Locate each line below that includes "this" and reproduce it.

§ **MATERIAL TO PROCESS**
====
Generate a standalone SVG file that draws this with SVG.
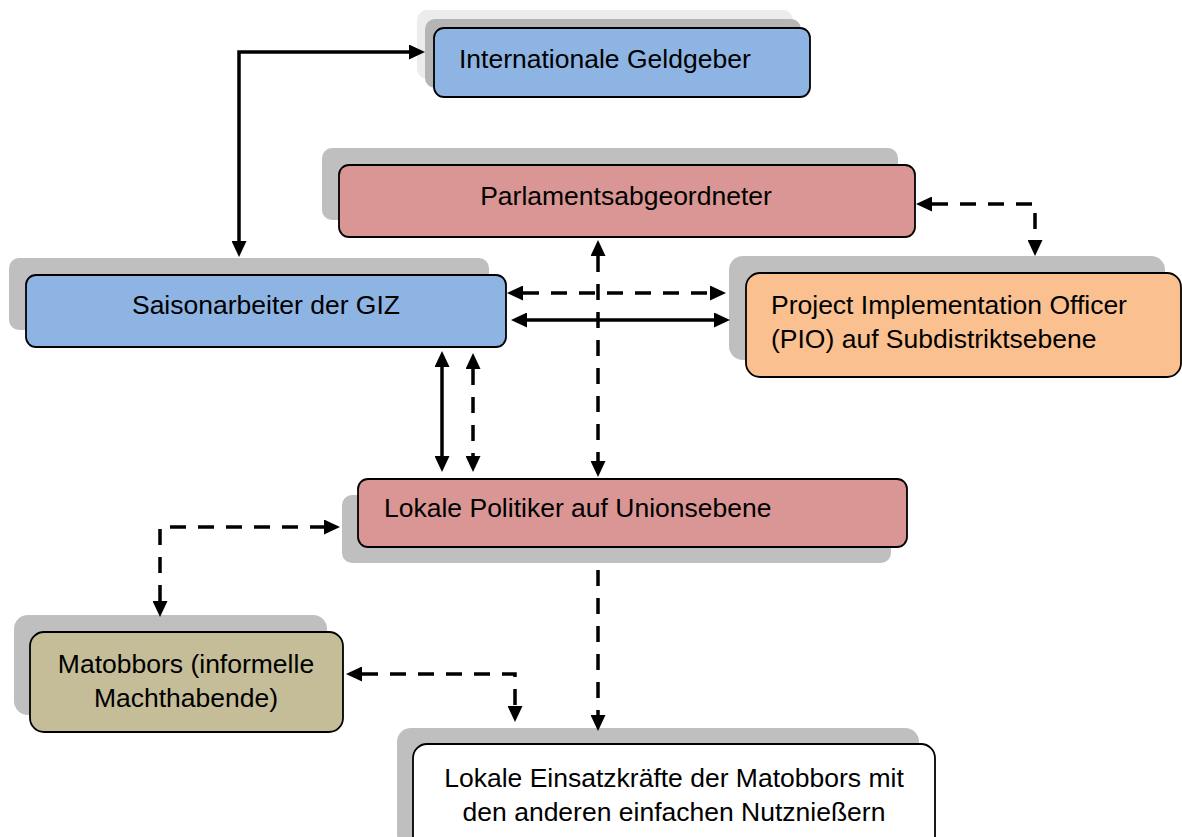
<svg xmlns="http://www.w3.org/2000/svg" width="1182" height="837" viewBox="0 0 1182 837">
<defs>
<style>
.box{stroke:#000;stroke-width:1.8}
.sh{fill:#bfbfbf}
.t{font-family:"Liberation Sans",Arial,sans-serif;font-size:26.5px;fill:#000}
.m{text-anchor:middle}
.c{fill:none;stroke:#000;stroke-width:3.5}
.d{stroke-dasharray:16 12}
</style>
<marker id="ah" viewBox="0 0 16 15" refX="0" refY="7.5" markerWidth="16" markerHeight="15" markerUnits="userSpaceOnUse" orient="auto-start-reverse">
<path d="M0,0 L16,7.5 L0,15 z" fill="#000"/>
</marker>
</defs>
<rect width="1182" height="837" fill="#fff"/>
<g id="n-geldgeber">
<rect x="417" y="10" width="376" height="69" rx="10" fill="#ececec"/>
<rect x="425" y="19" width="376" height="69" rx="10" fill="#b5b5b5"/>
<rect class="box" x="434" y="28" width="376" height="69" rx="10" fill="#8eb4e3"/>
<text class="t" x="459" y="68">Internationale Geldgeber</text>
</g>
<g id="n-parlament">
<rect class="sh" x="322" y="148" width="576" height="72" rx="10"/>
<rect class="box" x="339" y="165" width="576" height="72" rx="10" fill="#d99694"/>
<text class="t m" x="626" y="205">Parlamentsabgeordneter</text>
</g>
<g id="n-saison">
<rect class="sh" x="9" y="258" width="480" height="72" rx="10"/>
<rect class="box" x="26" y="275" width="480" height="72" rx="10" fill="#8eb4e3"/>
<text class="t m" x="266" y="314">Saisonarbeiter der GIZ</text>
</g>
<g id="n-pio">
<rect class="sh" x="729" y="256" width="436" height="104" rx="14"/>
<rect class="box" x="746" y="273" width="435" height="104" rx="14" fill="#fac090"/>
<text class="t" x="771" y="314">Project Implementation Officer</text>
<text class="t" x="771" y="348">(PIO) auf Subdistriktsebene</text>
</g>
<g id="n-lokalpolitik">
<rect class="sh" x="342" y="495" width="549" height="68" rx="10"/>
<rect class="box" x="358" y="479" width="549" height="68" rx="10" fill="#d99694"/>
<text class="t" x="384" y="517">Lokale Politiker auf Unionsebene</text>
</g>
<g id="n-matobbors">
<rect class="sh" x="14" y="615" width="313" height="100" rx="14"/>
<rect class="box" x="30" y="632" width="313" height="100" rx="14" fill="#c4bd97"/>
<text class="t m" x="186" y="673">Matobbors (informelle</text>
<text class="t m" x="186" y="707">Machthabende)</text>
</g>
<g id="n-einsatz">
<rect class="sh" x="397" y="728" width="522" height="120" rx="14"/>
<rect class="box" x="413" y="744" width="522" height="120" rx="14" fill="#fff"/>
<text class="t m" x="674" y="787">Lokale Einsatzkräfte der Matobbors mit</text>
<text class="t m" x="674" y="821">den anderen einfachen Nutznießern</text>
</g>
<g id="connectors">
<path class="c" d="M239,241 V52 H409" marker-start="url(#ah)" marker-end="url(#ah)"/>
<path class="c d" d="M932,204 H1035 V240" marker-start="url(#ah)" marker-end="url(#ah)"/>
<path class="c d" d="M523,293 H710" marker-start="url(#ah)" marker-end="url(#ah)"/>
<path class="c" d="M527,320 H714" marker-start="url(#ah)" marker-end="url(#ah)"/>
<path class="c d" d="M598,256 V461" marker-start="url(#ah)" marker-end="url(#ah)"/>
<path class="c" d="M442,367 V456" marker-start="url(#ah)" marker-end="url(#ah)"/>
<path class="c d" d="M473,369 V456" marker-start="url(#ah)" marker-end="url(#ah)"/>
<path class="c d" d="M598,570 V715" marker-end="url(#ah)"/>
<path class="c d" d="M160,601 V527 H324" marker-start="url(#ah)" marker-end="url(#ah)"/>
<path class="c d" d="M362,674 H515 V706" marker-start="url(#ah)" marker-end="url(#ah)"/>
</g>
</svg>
====
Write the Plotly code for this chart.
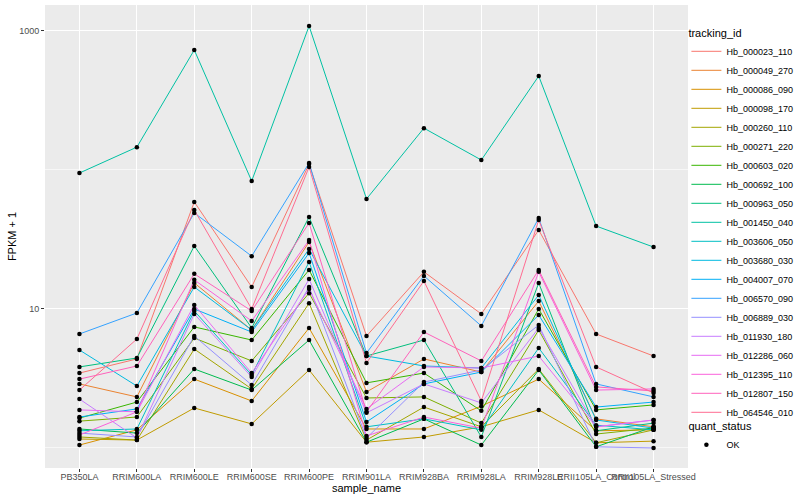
====
§ **EXERCISE ANSWER**
Generate a standalone SVG file that draws this with SVG.
Write the Plotly code for this chart.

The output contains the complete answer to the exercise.